共催:UNDP、外務省、JICA緒方貞子平和開発研究所

2023年5月9日
Photos: UNDP Tokyo

国連開発計画(UNDP)駐日代表事務所は、4月26日(水)、人間開発報告書(2021/2022年版)及び人間の安全保障特別報告書(日本語書籍出版)のローンチ・イベントとして、「不確実な時代における人間の安全保障と人間開発」を三田共用会議所にて開催しました。

はじめに、武井俊輔外務副大臣による開会の挨拶(外務省地球規模課題審議官の赤堀毅氏による代読)が行われたのち、参議院議員であり人間の安全保障に関する特別報告書ハイレベル諮問パネル共同議長を務められた武見敬三氏の祝辞を頂戴致しました。祝辞の中で武見氏は、「人新世」と称される不確実な時代において、包括的な政策概念としての「人間の安全保障」の意義を強調しました。

プログラムの第一部では、UNDP人間開発報告書室長のペドロ・コンセイソン氏により「人間開発報告書(2021/2022年版)及び人間の安全保障特別報告書からの示唆」と題する発表が行われました。コンセイソン氏は、「人新世」と呼ばれる時代の中で、気候変動や不平等、紛争などの新世代型の複合的危機の発生を指摘し、人間開発指数(HDI)の高い国でさえも不安全感が高まり、ますます社会の分断が進む現状に対して、「人間開発」と「人間の安全保障」が果たしうる可能性について報告を行いました。
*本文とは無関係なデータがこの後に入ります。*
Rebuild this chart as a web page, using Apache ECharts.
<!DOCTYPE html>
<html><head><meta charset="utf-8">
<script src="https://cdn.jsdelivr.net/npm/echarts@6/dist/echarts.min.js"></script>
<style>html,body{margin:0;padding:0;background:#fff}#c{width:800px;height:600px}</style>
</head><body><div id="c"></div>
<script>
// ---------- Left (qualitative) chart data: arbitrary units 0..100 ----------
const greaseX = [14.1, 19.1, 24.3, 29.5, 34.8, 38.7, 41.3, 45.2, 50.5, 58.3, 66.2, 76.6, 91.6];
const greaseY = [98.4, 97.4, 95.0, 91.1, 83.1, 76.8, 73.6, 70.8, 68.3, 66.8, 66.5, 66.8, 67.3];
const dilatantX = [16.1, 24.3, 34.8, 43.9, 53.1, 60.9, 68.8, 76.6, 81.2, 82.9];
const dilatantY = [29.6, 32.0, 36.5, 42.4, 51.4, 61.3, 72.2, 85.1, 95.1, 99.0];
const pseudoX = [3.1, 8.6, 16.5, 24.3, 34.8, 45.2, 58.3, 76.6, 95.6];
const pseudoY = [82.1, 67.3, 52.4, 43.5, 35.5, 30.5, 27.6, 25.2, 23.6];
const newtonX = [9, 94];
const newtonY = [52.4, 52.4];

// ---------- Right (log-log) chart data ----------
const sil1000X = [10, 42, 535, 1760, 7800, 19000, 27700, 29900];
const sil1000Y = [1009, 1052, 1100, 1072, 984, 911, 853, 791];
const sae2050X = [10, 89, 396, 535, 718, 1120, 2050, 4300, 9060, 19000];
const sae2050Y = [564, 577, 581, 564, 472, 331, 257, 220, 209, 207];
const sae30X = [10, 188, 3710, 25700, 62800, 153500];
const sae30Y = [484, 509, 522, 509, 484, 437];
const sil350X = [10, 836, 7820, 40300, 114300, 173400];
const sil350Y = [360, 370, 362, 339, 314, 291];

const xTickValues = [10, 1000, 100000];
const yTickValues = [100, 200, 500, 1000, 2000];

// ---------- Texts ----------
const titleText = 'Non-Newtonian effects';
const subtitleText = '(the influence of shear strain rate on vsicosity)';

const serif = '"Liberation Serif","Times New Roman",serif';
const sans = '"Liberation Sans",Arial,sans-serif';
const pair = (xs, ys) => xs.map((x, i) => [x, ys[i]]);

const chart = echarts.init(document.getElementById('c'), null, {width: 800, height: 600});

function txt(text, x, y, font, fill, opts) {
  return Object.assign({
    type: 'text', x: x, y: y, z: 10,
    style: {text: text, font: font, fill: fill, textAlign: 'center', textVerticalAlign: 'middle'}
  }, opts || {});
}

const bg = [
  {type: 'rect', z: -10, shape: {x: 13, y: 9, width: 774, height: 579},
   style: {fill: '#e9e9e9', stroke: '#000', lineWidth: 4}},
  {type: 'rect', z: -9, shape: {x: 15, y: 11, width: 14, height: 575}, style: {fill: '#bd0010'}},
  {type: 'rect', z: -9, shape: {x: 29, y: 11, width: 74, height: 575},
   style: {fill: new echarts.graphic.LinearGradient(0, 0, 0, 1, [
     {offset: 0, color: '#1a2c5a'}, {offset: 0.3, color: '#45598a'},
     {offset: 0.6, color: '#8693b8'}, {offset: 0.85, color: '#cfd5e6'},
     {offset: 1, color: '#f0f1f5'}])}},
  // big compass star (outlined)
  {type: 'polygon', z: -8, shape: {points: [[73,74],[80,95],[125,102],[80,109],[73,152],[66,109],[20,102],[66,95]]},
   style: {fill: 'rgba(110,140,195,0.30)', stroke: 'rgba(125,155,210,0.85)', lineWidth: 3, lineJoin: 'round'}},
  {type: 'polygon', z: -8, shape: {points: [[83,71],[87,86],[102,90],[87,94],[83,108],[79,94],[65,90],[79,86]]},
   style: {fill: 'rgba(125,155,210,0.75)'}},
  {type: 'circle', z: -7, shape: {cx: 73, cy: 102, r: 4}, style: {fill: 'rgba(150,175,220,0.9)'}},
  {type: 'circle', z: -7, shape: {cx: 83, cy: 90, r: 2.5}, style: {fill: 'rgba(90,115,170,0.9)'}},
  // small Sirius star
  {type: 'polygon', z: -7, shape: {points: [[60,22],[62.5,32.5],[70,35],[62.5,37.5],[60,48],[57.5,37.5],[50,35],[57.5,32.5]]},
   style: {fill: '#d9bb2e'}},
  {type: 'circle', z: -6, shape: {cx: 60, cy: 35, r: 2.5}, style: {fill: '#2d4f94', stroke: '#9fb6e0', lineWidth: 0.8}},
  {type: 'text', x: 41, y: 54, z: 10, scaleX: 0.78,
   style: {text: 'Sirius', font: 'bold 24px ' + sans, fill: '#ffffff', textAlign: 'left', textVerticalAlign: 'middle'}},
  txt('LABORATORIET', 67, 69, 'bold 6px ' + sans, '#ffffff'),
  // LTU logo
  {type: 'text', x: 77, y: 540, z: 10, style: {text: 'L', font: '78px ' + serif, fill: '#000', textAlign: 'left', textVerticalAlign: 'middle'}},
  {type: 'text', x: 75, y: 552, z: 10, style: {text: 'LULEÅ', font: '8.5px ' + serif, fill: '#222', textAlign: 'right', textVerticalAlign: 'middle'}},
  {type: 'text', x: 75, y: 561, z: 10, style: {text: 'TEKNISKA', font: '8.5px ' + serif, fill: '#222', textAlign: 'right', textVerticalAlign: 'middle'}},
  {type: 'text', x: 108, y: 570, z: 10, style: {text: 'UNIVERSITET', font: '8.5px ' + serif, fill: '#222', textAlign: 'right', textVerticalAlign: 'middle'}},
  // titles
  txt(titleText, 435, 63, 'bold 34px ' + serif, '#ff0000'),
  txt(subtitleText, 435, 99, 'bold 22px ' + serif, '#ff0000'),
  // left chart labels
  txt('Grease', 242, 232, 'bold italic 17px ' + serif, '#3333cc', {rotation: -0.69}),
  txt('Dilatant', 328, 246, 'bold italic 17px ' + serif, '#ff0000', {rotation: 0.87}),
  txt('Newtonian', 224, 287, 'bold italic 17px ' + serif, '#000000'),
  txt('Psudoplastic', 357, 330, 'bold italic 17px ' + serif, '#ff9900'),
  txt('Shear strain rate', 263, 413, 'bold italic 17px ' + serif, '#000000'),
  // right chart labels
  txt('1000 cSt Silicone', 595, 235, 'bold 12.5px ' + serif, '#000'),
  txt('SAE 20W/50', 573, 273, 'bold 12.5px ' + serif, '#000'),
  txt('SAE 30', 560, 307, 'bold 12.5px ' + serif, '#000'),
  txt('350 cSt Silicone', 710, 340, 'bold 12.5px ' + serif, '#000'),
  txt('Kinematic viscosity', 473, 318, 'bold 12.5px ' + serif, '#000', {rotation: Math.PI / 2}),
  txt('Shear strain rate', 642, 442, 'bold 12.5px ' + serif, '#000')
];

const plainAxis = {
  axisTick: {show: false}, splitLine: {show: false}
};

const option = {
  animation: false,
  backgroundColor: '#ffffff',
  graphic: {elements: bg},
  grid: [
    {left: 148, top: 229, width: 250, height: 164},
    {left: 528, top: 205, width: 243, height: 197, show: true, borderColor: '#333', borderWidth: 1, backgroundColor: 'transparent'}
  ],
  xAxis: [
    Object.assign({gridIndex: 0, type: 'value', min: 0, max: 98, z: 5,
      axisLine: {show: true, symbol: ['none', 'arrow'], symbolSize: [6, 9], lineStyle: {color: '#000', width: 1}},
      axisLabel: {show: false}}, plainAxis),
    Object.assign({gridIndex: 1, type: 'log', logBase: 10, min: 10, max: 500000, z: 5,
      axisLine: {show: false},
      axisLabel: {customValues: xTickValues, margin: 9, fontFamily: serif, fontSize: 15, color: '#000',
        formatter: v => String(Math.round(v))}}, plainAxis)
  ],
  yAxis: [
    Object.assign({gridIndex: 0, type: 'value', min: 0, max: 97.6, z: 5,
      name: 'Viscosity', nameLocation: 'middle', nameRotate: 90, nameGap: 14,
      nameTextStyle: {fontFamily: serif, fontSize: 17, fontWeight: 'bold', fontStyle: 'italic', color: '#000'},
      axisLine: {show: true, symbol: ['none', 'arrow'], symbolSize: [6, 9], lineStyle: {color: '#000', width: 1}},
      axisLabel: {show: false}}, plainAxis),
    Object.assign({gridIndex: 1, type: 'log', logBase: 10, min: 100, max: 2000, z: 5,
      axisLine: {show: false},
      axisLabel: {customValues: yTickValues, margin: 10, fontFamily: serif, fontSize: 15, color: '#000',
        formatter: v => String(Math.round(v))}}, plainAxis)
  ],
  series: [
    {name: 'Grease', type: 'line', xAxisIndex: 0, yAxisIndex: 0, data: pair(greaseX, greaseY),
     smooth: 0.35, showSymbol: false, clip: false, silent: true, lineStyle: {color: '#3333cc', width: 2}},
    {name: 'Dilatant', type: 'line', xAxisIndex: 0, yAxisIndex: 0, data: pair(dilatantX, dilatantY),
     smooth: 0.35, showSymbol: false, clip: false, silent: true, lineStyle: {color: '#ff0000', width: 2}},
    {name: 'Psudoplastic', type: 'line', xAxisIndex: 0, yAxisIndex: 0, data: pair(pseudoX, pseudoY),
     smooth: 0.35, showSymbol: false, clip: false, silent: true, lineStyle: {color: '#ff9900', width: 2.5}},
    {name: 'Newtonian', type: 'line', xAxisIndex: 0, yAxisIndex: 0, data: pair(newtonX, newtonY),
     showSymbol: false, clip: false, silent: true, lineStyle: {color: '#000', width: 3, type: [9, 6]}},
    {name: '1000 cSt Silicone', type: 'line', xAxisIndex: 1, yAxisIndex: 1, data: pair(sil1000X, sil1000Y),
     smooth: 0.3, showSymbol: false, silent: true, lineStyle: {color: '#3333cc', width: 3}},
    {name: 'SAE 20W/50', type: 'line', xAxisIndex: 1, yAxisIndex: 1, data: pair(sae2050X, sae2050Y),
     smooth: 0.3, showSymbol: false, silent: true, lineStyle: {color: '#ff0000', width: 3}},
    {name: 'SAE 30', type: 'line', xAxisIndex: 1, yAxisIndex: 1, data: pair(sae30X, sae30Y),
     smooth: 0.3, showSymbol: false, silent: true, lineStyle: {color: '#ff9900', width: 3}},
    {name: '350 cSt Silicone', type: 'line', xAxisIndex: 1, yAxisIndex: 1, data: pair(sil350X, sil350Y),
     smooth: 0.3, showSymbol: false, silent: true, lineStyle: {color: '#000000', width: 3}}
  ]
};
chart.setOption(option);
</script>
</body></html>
プログラムの第二部では、パネリストとして赤堀毅氏(外務省地球規模課題審議官)、峯陽一氏(JICA緒方貞子平和開発研究所研究所長)、長有紀枝氏(難民を助ける会会長、立教大学教授)、田中梨奈氏(持続可能な社会に向けたジャパン・プラットフォーム[JYPS]共同事務局長)の4名をお招きし、コンセイソン氏をモデレーターとして「不確実な時代における人間の安全保障と人間開発―複合化する危機への対応策を模索する」と題するパネル・ディスカッションを行いました。
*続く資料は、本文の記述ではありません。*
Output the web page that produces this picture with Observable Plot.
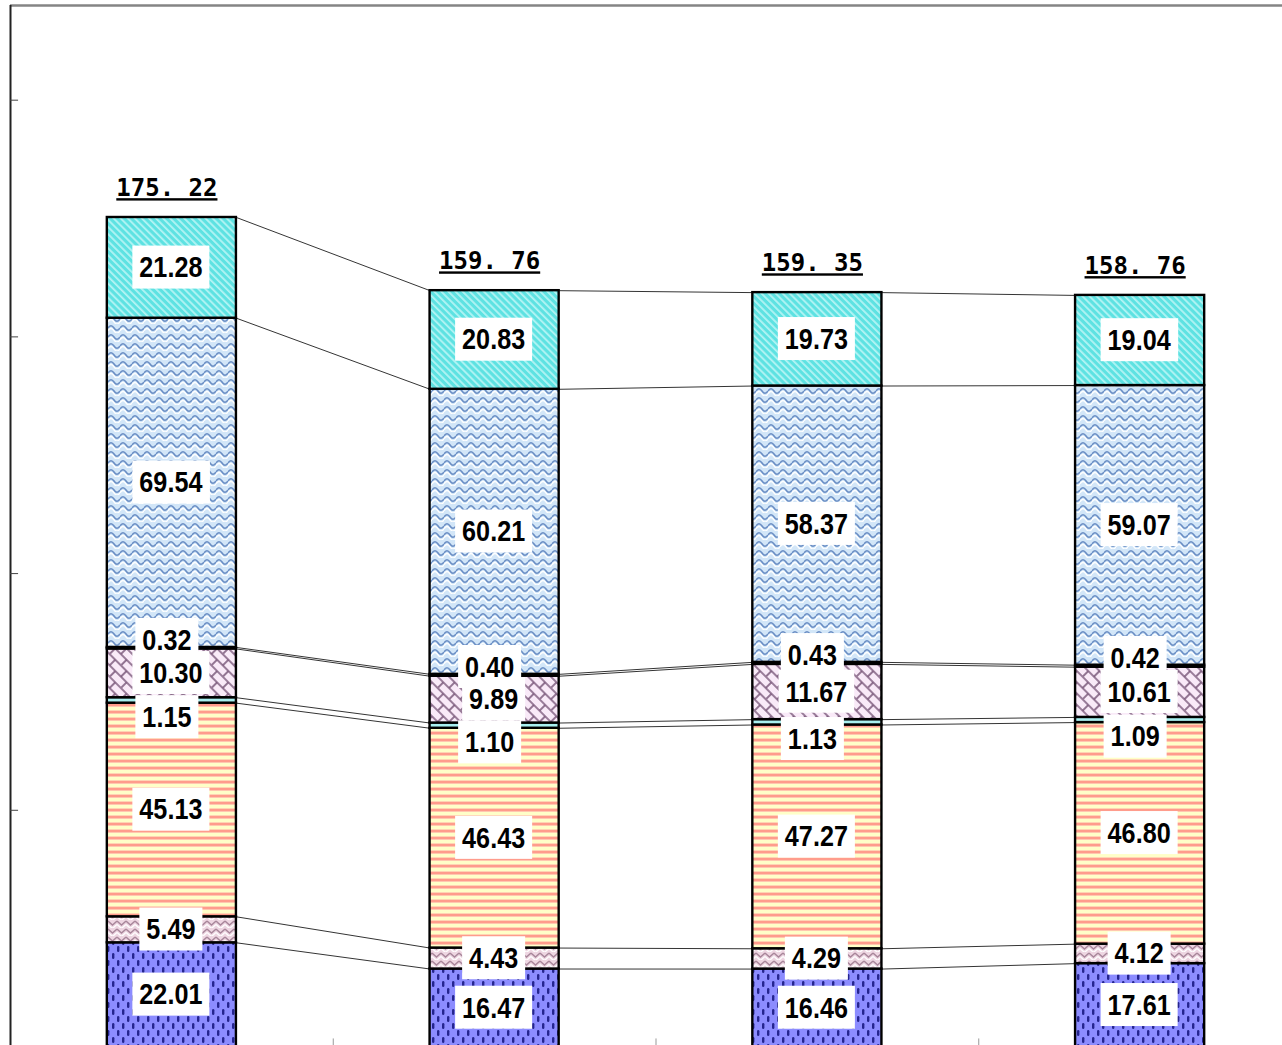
<!DOCTYPE html>
<html><head><meta charset="utf-8">
<script src="https://cdn.jsdelivr.net/npm/d3@7"></script>
<script src="https://cdn.jsdelivr.net/npm/@observablehq/plot@0.6"></script>
<style>
html,body{margin:0;padding:0;background:#fff;}
#wrap{width:1282px;height:1045px;overflow:hidden;position:relative;background:#fff;}
</style></head>
<body>
<svg width="0" height="0" style="position:absolute">
<defs>
<pattern id="p1" patternUnits="userSpaceOnUse" width="10" height="14">
<rect width="10" height="14" fill="#8c8cff"/>
<rect x="2" y="1" width="2.4" height="6" rx="1.2" fill="#25258f"/>
<rect x="7" y="8" width="2.4" height="6" rx="1.2" fill="#25258f"/>
</pattern>
<pattern id="p2" patternUnits="userSpaceOnUse" width="9" height="8">
<rect width="9" height="8" fill="#eed6e2"/>
<path d="M0,1 L4.5,5 L9,1" fill="none" stroke="#a8869a" stroke-width="1.4"/>
<path d="M0,4.5 L4.5,8.5 L9,4.5" fill="none" stroke="#ffffff" stroke-width="1.3"/>
</pattern>
<pattern id="p3" patternUnits="userSpaceOnUse" width="4" height="7">
<rect width="4" height="7" fill="#ffffc8"/>
<rect y="3" width="4" height="1" fill="#ffd4b4"/>
<rect y="4" width="4" height="2" fill="#ff9c8c"/>
<rect y="6" width="4" height="1" fill="#ffc8b0"/>
</pattern>
<pattern id="p5" patternUnits="userSpaceOnUse" width="16" height="16" patternTransform="rotate(45)">
<rect width="16" height="16" fill="#f9eaf8"/>
<path d="M0,1 H16 M0,9 H16 M4,1 V9 M12,9 V16" stroke="#7a587a" stroke-width="1.6" fill="none"/>
</pattern>
<pattern id="p7" patternUnits="userSpaceOnUse" width="12" height="9">
<rect width="12" height="9" fill="#d2e6f8"/>
<path d="M0,4 Q3,-0.5 6,4 T12,4" fill="none" stroke="#6a8ec4" stroke-width="1.6"/>
<path d="M0,6.8 Q3,2.3 6,6.8 T12,6.8" fill="none" stroke="#ffffff" stroke-width="1.4"/>
</pattern>
<pattern id="p8" patternUnits="userSpaceOnUse" width="5" height="5" patternTransform="rotate(-45)">
<rect width="5" height="5" fill="#5ee2e2"/>
<rect width="1.8" height="5" fill="#b4f4f4"/>
</pattern>
</defs>
</svg>
<div id="wrap"></div>
<script>
// ---- data (bottom segment first) ----
const categories = ["1", "2", "3", "4"];
const seriesNames = ["A", "B", "C", "D", "E", "F", "G", "H"];
const sA = [22.01, 16.47, 16.46, 17.61];
const sB = [5.49, 4.43, 4.29, 4.12];
const sC = [45.13, 46.43, 47.27, 46.80];
const sD = [1.15, 1.10, 1.13, 1.09];
const sE = [10.30, 9.89, 11.67, 10.61];
const sF = [0.32, 0.40, 0.43, 0.42];
const sG = [69.54, 60.21, 58.37, 59.07];
const sH = [21.28, 20.83, 19.73, 19.04];
const totals = [175.22, 159.76, 159.35, 158.76];
const yTicks = [50, 100, 150, 200];
const patternFills = ["url(#p1)", "url(#p2)", "url(#p3)", "#a8f0f0", "url(#p5)", "#000000", "url(#p7)", "url(#p8)"];

const seriesValues = [sA, sB, sC, sD, sE, sF, sG, sH];
const half = 0.2;
const rows = [];
categories.forEach((c, i) => {
  let base = 0;
  seriesValues.forEach((vals, j) => {
    rows.push({cat: c, i, j, series: seriesNames[j], value: vals[i], y1: base, y2: base + vals[i]});
    base += vals[i];
  });
});
const links = [];
for (let i = 0; i < categories.length - 1; i++) {
  for (let j = 0; j < seriesNames.length; j++) {
    const a = rows.find(r => r.i === i && r.j === j);
    const b = rows.find(r => r.i === i + 1 && r.j === j);
    links.push({x1: i + 0.5 + half, x2: i + 1.5 - half, y1: a.y2, y2: b.y2});
  }
}
const totalRows = categories.map((c, i) => ({i, total: totals[i]}));
const fmt = d => d.value.toFixed(2);
const labelStyle = {fontFamily: "Liberation Sans, Arial, sans-serif", fontWeight: "bold", fontSize: 30, fill: "#000", ariaDescription: "seglabel"};
const mid = d => (d.y1 + d.y2) / 2;
const cx = d => d.i + 0.5;

const svg = Plot.plot({
  width: 1302,
  height: 1048,
  marginLeft: 10,
  marginRight: 1,
  marginTop: 5,
  marginBottom: 1.5,
  x: {domain: [0, 4], range: [10, 1301], axis: null},
  y: {domain: [0, 220], range: [1046.5, 5], axis: null},
  color: {domain: seriesNames, range: patternFills},
  marks: [
    Plot.link(links, {x1: "x1", y1: "y1", x2: "x2", y2: "y2", stroke: "#000", strokeWidth: 0.8}),
    Plot.rect(rows, {x1: d => d.i + 0.5 - half, x2: d => d.i + 0.5 + half, y1: "y1", y2: "y2", fill: "series", stroke: "#000", strokeWidth: 2.4}),
    Plot.ruleY([220], {stroke: "#858585", strokeWidth: 2.5}),
    Plot.ruleX([0], {stroke: "#222", strokeWidth: 2}),
    Plot.ruleY(yTicks, {x1: 0, x2: 0.025, stroke: "#444", strokeWidth: 1}),
    Plot.ruleX([1, 2, 3], {y1: 0, y2: 1.7, stroke: "#999", strokeWidth: 1}),
    Plot.text(rows.filter(d => d.j !== 3 && d.j !== 5), {x: cx, y: mid, text: fmt, dx: -1, dy: 9.5, ...labelStyle}),
    Plot.text(rows.filter(d => d.j === 3), {x: cx, y: mid, text: fmt, dx: -5, dy: 26.5, ...labelStyle}),
    Plot.text(rows.filter(d => d.j === 5), {x: cx, y: mid, text: fmt, dx: -5, dy: 1.5, ...labelStyle}),
    Plot.text(totalRows, {x: cx, y: "total", text: d => d.total.toFixed(2).replace(".", ". "), dx: -5, dy: -29,
      fontFamily: "DejaVu Sans Mono, monospace", fontWeight: "bold", fontSize: 24, fill: "#000", ariaDescription: "totals"})
  ]
});
svg.style.maxWidth = "none";
document.getElementById("wrap").appendChild(svg);

// condense the segment labels horizontally
const labelGroups = svg.querySelectorAll('g[aria-description="seglabel"]');
const labels = svg.querySelectorAll('g[aria-description="seglabel"] text');
labels.forEach(el => {
  let t = el.getAttribute("transform") || "";
  if (el.hasAttribute("x") || el.hasAttribute("y")) {
    const x = +el.getAttribute("x") || 0, y = +el.getAttribute("y") || 0;
    el.removeAttribute("x"); el.removeAttribute("y");
    t += ` translate(${x},${y})`;
  }
  el.setAttribute("transform", t + " scale(0.84,1)");
});
// white boxes behind labels
const ns = "http://www.w3.org/2000/svg";
const svgRect = svg.getBoundingClientRect();
const boxG = document.createElementNS(ns, "g");
labels.forEach(el => {
  const r = el.getBoundingClientRect();
  const ccx = r.left + r.width / 2 - svgRect.left;
  const ccy = r.top + r.height / 2 - svgRect.top;
  const w = r.width + 14, h = 43;
  const rect = document.createElementNS(ns, "rect");
  rect.setAttribute("x", ccx - w / 2);
  rect.setAttribute("y", ccy - h / 2);
  rect.setAttribute("width", w);
  rect.setAttribute("height", h);
  rect.setAttribute("fill", "#fff");
  boxG.appendChild(rect);
});
if (labelGroups.length) labelGroups[0].parentNode.insertBefore(boxG, labelGroups[0]);
// underline totals
svg.querySelectorAll('g[aria-description="totals"] text').forEach(el => {
  el.style.textDecoration = "underline";
  el.style.textDecorationThickness = "2.5px";
  el.style.textUnderlineOffset = "3px";
});
</script>
</body></html>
パネル・ディカッションでは、「人間の安全保障の推進」を中心に、パネリストそれぞれの立場から様々な議論が活発に行われました。複合的な危機の時代においては、「人間の安全保障」が開発の現場で包括的な視点を与えることができる実践の概念となりうること、そして、人間の安全保障特別報告書で言及された「行為主体性(Agency)」が、人間開発に強く結びつく概念であり、それを実現するためには「連帯」と「強靭性」という概念が相互に結びつき影響することなどが議論されました。更に、「人間の安全保障の推進」には、世界中の多様な「ユース」の声を取り上げて「連帯」することで世界の発展に貢献できる可能性があることなどについてもパネリスト間で意見が交わされました。

イベントの最後に、UNDP駐日代表事務所代表代行の江草恵子より閉会の挨拶が行われ、最近のトルコ・シリアの大地震やスーダンでの人道危機にも触れながら、不確実な時代における「人間の安全保障」と「人間開発」の重要性を述べ、本イベントを総括しました。